Exactly as written, quote every line that follows, skipping the images.

□ □ □ □

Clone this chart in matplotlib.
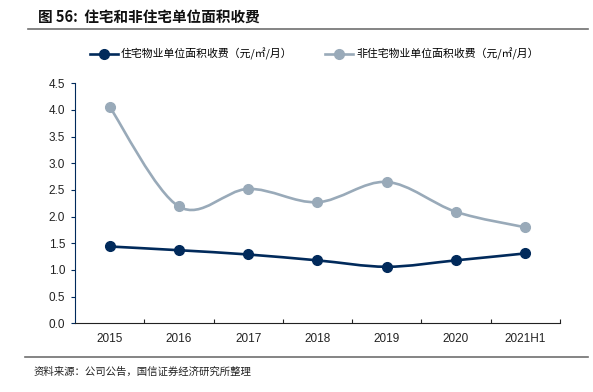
import matplotlib
matplotlib.use('Agg')
import matplotlib.pyplot as plt
from matplotlib.path import Path
from matplotlib.patches import PathPatch
from matplotlib.lines import Line2D

plt.rcParams['font.family'] = ['Liberation Sans', 'Noto Sans CJK SC', 'DejaVu Sans']

# data
categories = ['2015', '2016', '2017', '2018', '2019', '2020', '2021H1']
residential = [1.44, 1.37, 1.29, 1.18, 1.06, 1.18, 1.31]
nonResidential = [4.06, 2.19, 2.52, 2.27, 2.65, 2.09, 1.80]
yticks = [0.0, 0.5, 1.0, 1.5, 2.0, 2.5, 3.0, 3.5, 4.0, 4.5]

darkColor = '#012a5b'
lightColor = '#99aab9'
cjk = ['Noto Sans CJK SC', 'DejaVu Sans']

def smoothPath(xs, ys):
    #Excel style smoothed line as cubic bezier segments through the points
    pts = list(zip(xs, ys))
    verts = [pts[0]]
    codes = [Path.MOVETO]
    n = len(pts)
    for i in range(n - 1):
        p0 = pts[i - 1] if i > 0 else pts[i]
        p1 = pts[i]
        p2 = pts[i + 1]
        p3 = pts[i + 2] if i + 2 < n else pts[i + 1]
        c1 = (p1[0] + (p2[0] - p0[0]) / 6, p1[1] + (p2[1] - p0[1]) / 6)
        c2 = (p2[0] - (p3[0] - p1[0]) / 6, p2[1] - (p3[1] - p1[1]) / 6)
        verts += [c1, c2, p2]
        codes += [Path.CURVE4] * 3
    return Path(verts, codes)

fig = plt.figure(figsize=(5.93, 3.92), dpi=100)
ax = fig.add_axes([0.1265, 0.1753, 0.8175, 0.6122])

xs = list(range(len(categories)))
for series, color in [(nonResidential, lightColor), (residential, darkColor)]:
    ax.add_patch(PathPatch(smoothPath(xs, series), facecolor='none', edgecolor=color, linewidth=1.9, zorder=3))
    ax.plot(xs, series, linestyle='none', marker='o', markersize=7, color=color, zorder=4)

ax.set_xlim(-0.5, len(categories) - 0.5)
ax.set_ylim(0, 4.5)
ax.set_yticks(yticks)
ax.set_yticklabels([f'{v:.1f}' for v in yticks], fontsize=8.5, color='#222222')
ax.set_xticks([x + 0.5 for x in xs])
ax.set_xticklabels([])
ax.set_xticks(xs, minor=True)
ax.set_xticklabels(categories, minor=True, fontsize=8.5, color='#222222')
ax.tick_params(axis='x', which='major', direction='in', length=3, color='#222222', width=0.8)
ax.tick_params(axis='x', which='minor', length=0, pad=7)
ax.tick_params(axis='y', direction='out', length=3, color=darkColor, width=0.8, pad=4)
ax.spines['top'].set_visible(False)
ax.spines['right'].set_visible(False)
ax.spines['left'].set_color(darkColor)
ax.spines['bottom'].set_color('#222222')

#legend
handles = [Line2D([0], [0], color=darkColor, lw=1.9, marker='o', markersize=7),
           Line2D([0], [0], color=lightColor, lw=1.9, marker='o', markersize=7)]
labels = ['住宅物业单位面积收费（元/㎡/月）', '非住宅物业单位面积收费（元/㎡/月）']
fig.legend(handles, labels, loc='center', bbox_to_anchor=(0.53, 0.862), ncol=2, frameon=False,
           handlelength=2.6, handletextpad=0.3, columnspacing=3.0, prop={'family': cjk, 'size': 7.8})

#title, rules and source
fig.text(0.064, 0.958, '图 56:  住宅和非住宅单位面积收费', fontsize=10.5, fontweight='bold',
         family=cjk, va='center', ha='left', color='#111111')
fig.add_artist(Line2D([0.047, 0.992], [0.926, 0.926], color='#707070', lw=1.2))
fig.add_artist(Line2D([0.042, 0.992], [0.089, 0.089], color='#707070', lw=1.2))
fig.text(0.056, 0.051, '资料来源：公司公告，国信证券经济研究所整理', fontsize=7.5, family=cjk,
         va='center', ha='left', color='#222222')

plt.savefig('out.png', dpi=100, facecolor='white')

□ □ □ □

Task result -
Clone this chart in matplotlib.
import matplotlib
matplotlib.use('Agg')
import matplotlib.pyplot as plt
from matplotlib.path import Path
from matplotlib.patches import PathPatch
from matplotlib.lines import Line2D

plt.rcParams['font.family'] = ['Liberation Sans', 'Noto Sans CJK SC', 'DejaVu Sans']

# data
categories = ['2015', '2016', '2017', '2018', '2019', '2020', '2021H1']
residential = [1.44, 1.37, 1.29, 1.18, 1.06, 1.18, 1.31]
nonResidential = [4.06, 2.19, 2.52, 2.27, 2.65, 2.09, 1.80]
yticks = [0.0, 0.5, 1.0, 1.5, 2.0, 2.5, 3.0, 3.5, 4.0, 4.5]

darkColor = '#012a5b'
lightColor = '#99aab9'
cjk = ['Noto Sans CJK SC', 'DejaVu Sans']

def smoothPath(xs, ys):
    #Excel style smoothed line as cubic bezier segments through the points
    pts = list(zip(xs, ys))
    verts = [pts[0]]
    codes = [Path.MOVETO]
    n = len(pts)
    for i in range(n - 1):
        p0 = pts[i - 1] if i > 0 else pts[i]
        p1 = pts[i]
        p2 = pts[i + 1]
        p3 = pts[i + 2] if i + 2 < n else pts[i + 1]
        c1 = (p1[0] + (p2[0] - p0[0]) / 6, p1[1] + (p2[1] - p0[1]) / 6)
        c2 = (p2[0] - (p3[0] - p1[0]) / 6, p2[1] - (p3[1] - p1[1]) / 6)
        verts += [c1, c2, p2]
        codes += [Path.CURVE4] * 3
    return Path(verts, codes)

fig = plt.figure(figsize=(5.93, 3.92), dpi=100)
ax = fig.add_axes([0.1265, 0.1753, 0.8175, 0.6122])

xs = list(range(len(categories)))
for series, color in [(nonResidential, lightColor), (residential, darkColor)]:
    ax.add_patch(PathPatch(smoothPath(xs, series), facecolor='none', edgecolor=color, linewidth=1.9, zorder=3))
    ax.plot(xs, series, linestyle='none', marker='o', markersize=7, color=color, zorder=4)

ax.set_xlim(-0.5, len(categories) - 0.5)
ax.set_ylim(0, 4.5)
ax.set_yticks(yticks)
ax.set_yticklabels([f'{v:.1f}' for v in yticks], fontsize=8.5, color='#222222')
ax.set_xticks([x + 0.5 for x in xs])
ax.set_xticklabels([])
ax.set_xticks(xs, minor=True)
ax.set_xticklabels(categories, minor=True, fontsize=8.5, color='#222222')
ax.tick_params(axis='x', which='major', direction='in', length=3, color='#222222', width=0.8)
ax.tick_params(axis='x', which='minor', length=0, pad=7)
ax.tick_params(axis='y', direction='out', length=3, color=darkColor, width=0.8, pad=4)
ax.spines['top'].set_visible(False)
ax.spines['right'].set_visible(False)
ax.spines['left'].set_color(darkColor)
ax.spines['bottom'].set_color('#222222')

#legend
handles = [Line2D([0], [0], color=darkColor, lw=1.9, marker='o', markersize=7),
           Line2D([0], [0], color=lightColor, lw=1.9, marker='o', markersize=7)]
labels = ['住宅物业单位面积收费（元/㎡/月）', '非住宅物业单位面积收费（元/㎡/月）']
fig.legend(handles, labels, loc='center', bbox_to_anchor=(0.53, 0.862), ncol=2, frameon=False,
           handlelength=2.6, handletextpad=0.3, columnspacing=3.0, prop={'family': cjk, 'size': 7.8})

#title, rules and source
fig.text(0.064, 0.958, '图 56:  住宅和非住宅单位面积收费', fontsize=10.5, fontweight='bold',
         family=cjk, va='center', ha='left', color='#111111')
fig.add_artist(Line2D([0.047, 0.992], [0.926, 0.926], color='#707070', lw=1.2))
fig.add_artist(Line2D([0.042, 0.992], [0.089, 0.089], color='#707070', lw=1.2))
fig.text(0.056, 0.051, '资料来源：公司公告，国信证券经济研究所整理', fontsize=7.5, family=cjk,
         va='center', ha='left', color='#222222')

plt.savefig('out.png', dpi=100, facecolor='white')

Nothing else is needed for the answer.